In randomized controlled trials, participants are randomized to different groups where each group receives a unique intervention (or control). This process insures that any differences in the outcomes of interest are due entirely to the interventions under investigation. While RCTs are useful, they are expensive to run, are highly controlled and suffer from their own biases (e.g., attrition bias).
Use of real-world data are an alternative to randomized controlled trials to measure the effect of an intervention. Statistical analysis of the effect of an intervention on patient outcomes must demonstrate that the assignment of the intervention is unrelated to outcomes. In the RCT, this ignorability of treatment assignment occurs due to randomization. In the real world, techniques such as difference in differences, instrumental variables analysis, regression discontinuity, and propensity score patching are often used to eliminate or minimize any endogeneity bias in treatment assigned when using real world data. However, not all methods are the same.
Consider the case of propensity score matching. An article by Fullerton et al. (2016) examines which approaches to propensity score matching work best. The consider three dimensions of propensity score matching:
- Number of variables included in the match. One approach is to include all covariates in the match, whereas other approaches only match on selected variables likely to influence the outcome of interest. One could select these variables based on expert opinion or previous literature. The Fullerton paper uses a backward selection approach where they run a logistic regression for the effect of the patient characteristic on receipt of treatment. All treatments with a p-value >0.10 are included in the match.
- Functional form. Most often, a propensity score is calculated based on the probability of receiving treatment conditional on patient characteristics using a logistic regression. The logistic regression is widely used due to its simplicity but all interactions or higher order terms would have to be explicitly specified as functional terms in logistic regressions, which is rarely done for a large number of covariates. Fullerton and co-authors also use a general boosted regression (GBR), a multivariate nonparametric regression technique that can flexibly include nonlinear relationships between the propensity score and a large number of covariates.
- Number of matches. In this simplest case, each individual receiving the treatment of interest is matched to one and only one individuals based on proximity of propensity score. However, each “treated” individual could also be matched to multiple individuals. Matching on more individuals increases the bias—as the people matched by definition have a larger difference in propensity score—but more power.
Further, there are other types of matching that could be considered.
- ESLID Matching. In this approach, patient characteristics are categorized into mandatory and optional. Patients must match on the mandatory characteristics and then among those matched, an individual (or individuals) is selected based on closest match on the optional characteristics.

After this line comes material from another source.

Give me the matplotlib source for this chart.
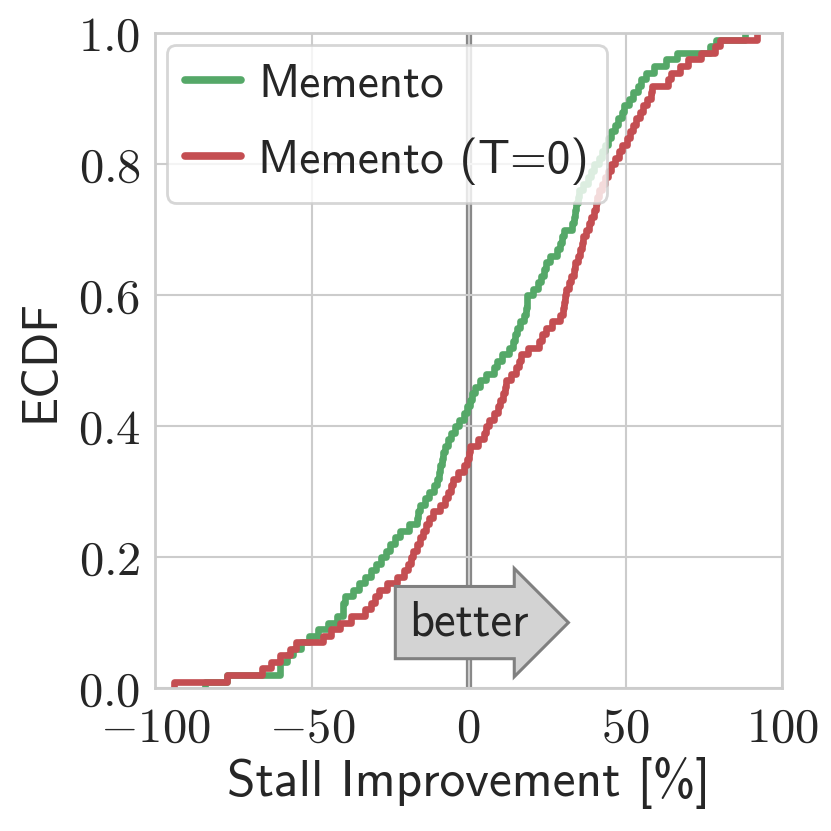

- Exact matching. This matching occurs when treated individuals are matched to all controls with exactly the same values for the covariates of interest. Clearly this creates a good match, but power decreases.
- Coarsened exact matching (CEM). In this specification, “the number of matching dimensions is reduced by creating intervals for continuous variables and possibly redefining categorical variables.” For instance, one could match on age deciles which would allow the age levels themselves not to match but age relative to ones peers would be similar.
Using this approach applied to data from Germany on disease management programs for type 2 diabetes (DMPDM2). The authors found the following:
Exact matching methods performed well across all measures of balance, but resulted in the exclusion of many observations, leading to a change of the baseline characteristics of the study sample and also the effect estimate of the DMPDM2. All PS-based methods showed similar effect estimates. Applying a higher matching ratio and using a larger variable set generally resulted in better balance. Using a generalized boosted instead of a logistic regression model showed slightly better performance for balance diagnostics taking into account imbalances at higher moments.
Nevertheless, the authors wisely recommend applying multiple matching techniques to ensure the results are robust to matching specification choice.
- Fullerton, Birgit, Boris Pöhlmann, Robert Krohn, John L. Adams, Ferdinand M. Gerlach, and Antje Erler. “The Comparison of Matching Methods Using Different Measures of Balance: Benefits and Risks Exemplified within a Study to Evaluate the Effects of German Disease Management Programs on Long‐Term Outcomes of Patients with Type 2 Diabetes.” Health services research(2016).